Practice Makes Perfect

People with terrible parents can be cheerful because they think of the good, and leave behind the bad.

Not many of us are able to do that. Because most of the time, we chose the easy way out without realising that we are actually escaping from reality. Sometimes, in order to deny our escaping, we draw a list of excuses to support, or convince our action. What we aren't aware of is that in this situation, acknowledgment is usually the easiest course of action.

I am speaking not as a person who has already been through the cycle, but a person who is going through the cycle. This should not become the conclusion I have drawn from the cycle, but a mere opinion of me trying to be aware of what I am doing at this moment. Right now, I am still in the stage of choosing the easy way out to solve a problem.

It isn't anyone's fault that they are choosing what is easy. That decision comes without you being actually aware of it, which is very unfair because unless you have a sky high level of self-consciousness, if not most of the time, you will fall right into the trap, until some point in time when your self-awareness snaps and you realised what you have been doing.

I have a mother who is allegedly up to no good outside the four walls of the house.
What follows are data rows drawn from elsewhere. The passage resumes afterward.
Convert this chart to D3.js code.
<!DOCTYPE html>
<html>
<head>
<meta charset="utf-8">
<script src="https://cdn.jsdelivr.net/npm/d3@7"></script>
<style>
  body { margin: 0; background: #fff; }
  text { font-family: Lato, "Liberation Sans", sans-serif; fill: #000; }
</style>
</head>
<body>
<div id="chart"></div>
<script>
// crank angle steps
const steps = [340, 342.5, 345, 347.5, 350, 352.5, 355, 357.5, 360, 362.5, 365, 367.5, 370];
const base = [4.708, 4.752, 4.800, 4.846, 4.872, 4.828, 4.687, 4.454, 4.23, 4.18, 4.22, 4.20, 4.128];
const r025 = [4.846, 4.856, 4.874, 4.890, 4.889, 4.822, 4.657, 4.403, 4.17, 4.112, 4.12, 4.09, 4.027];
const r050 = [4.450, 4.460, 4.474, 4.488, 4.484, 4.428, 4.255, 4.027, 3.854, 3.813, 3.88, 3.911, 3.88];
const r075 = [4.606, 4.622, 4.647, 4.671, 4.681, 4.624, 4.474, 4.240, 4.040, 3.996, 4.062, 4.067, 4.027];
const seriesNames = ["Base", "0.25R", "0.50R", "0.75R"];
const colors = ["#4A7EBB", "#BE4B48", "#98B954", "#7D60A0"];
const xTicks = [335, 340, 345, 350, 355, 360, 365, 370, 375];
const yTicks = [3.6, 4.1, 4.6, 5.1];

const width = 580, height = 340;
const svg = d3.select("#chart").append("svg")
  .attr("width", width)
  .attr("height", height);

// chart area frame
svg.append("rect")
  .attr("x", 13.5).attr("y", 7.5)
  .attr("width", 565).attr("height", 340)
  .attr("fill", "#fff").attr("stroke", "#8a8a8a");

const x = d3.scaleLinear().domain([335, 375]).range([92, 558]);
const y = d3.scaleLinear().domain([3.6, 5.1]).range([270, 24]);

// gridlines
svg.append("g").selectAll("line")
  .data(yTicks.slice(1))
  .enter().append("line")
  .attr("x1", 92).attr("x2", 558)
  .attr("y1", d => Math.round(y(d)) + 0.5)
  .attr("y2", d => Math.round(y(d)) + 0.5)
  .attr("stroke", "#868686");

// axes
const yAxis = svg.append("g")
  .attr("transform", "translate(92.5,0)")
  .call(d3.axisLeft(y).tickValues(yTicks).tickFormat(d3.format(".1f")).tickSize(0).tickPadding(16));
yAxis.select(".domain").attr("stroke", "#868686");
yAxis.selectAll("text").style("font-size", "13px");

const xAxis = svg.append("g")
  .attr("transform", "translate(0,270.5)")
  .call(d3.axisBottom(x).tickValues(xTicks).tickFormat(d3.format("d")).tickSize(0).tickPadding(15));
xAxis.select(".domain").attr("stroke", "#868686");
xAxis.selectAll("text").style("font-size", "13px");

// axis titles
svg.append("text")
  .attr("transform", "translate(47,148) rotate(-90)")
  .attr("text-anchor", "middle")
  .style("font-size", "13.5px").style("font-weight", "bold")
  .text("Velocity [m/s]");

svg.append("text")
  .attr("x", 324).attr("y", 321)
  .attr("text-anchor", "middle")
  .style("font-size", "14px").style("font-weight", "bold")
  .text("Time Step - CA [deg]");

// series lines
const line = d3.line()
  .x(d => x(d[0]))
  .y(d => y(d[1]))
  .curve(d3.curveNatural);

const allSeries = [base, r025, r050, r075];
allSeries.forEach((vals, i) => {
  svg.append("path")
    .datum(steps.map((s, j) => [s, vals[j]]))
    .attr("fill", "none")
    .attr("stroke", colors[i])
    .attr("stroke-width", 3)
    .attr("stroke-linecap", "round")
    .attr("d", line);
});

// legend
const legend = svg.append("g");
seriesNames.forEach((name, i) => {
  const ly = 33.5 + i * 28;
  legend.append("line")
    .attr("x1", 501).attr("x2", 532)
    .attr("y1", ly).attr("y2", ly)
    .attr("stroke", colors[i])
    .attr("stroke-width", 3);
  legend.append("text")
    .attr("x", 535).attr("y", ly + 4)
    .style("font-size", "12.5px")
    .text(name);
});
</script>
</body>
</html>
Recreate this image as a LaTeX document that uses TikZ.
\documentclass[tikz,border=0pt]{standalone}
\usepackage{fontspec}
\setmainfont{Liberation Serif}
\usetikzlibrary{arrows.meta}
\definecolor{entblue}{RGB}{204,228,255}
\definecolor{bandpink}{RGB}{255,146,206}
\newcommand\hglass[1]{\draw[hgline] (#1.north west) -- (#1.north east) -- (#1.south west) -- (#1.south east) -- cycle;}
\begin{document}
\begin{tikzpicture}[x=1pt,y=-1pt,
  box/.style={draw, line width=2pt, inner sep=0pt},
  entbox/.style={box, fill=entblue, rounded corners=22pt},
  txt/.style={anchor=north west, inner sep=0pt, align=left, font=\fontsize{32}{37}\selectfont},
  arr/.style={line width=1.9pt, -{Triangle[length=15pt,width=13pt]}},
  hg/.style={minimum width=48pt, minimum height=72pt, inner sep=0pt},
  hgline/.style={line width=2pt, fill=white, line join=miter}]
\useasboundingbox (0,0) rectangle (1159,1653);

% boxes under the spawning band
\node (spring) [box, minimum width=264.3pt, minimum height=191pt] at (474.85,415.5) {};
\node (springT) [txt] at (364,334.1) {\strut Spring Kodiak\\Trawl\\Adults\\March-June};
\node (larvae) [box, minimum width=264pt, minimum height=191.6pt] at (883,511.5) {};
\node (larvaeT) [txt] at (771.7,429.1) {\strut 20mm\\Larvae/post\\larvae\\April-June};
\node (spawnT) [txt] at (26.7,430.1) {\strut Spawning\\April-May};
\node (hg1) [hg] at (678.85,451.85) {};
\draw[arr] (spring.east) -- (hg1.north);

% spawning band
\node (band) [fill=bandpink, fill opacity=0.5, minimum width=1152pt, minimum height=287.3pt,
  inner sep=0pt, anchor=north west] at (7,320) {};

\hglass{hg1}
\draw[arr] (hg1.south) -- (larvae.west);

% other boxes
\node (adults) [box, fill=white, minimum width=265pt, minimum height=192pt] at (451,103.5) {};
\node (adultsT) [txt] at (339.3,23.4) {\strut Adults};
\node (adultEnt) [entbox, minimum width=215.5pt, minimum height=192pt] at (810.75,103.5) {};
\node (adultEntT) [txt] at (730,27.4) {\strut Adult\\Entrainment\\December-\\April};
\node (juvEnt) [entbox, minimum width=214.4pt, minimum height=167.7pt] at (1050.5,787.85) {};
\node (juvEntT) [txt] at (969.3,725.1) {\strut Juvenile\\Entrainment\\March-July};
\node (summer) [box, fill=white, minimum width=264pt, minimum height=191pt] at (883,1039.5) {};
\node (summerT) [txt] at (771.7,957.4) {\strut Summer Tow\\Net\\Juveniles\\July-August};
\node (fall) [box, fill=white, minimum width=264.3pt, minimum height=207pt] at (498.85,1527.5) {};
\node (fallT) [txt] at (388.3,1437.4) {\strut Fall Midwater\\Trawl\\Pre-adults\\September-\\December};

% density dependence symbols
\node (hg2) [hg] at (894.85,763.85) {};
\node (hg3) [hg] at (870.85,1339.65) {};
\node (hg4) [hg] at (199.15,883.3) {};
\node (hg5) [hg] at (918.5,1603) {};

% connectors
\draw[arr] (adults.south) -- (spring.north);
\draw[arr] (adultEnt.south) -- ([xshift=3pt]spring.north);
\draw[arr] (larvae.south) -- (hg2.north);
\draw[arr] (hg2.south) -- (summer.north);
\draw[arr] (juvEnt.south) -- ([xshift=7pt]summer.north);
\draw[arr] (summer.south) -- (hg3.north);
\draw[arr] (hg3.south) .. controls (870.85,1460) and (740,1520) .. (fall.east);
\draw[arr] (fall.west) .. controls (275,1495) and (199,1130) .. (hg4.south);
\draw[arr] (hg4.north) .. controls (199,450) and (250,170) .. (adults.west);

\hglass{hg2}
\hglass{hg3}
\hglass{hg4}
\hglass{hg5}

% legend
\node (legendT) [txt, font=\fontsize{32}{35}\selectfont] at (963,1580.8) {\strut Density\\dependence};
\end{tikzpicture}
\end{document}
To that, I have made no attempt to dig into the matter. Instead, I have chosen to close both my eyes and ears and avoid hearing anything below unpleasantry. This is the method I have chosen to make sure the best image of my mum is preserved.

In short, I am just afraid that if I were to hear what my mum has been doing all this while, all these negativity would get to me and make me forget the love and tenderness she has showered. I would return to treating her like a wretched outcast who nobody cares to sympathise.

I am still in the stage of escaping from reality. But I don't deny that I am running away, I have come to terms with the escape. My next step forward should be to stop running away, understand what my mum did and try hard to protect that positive image from being robbed away by the less than glorious images.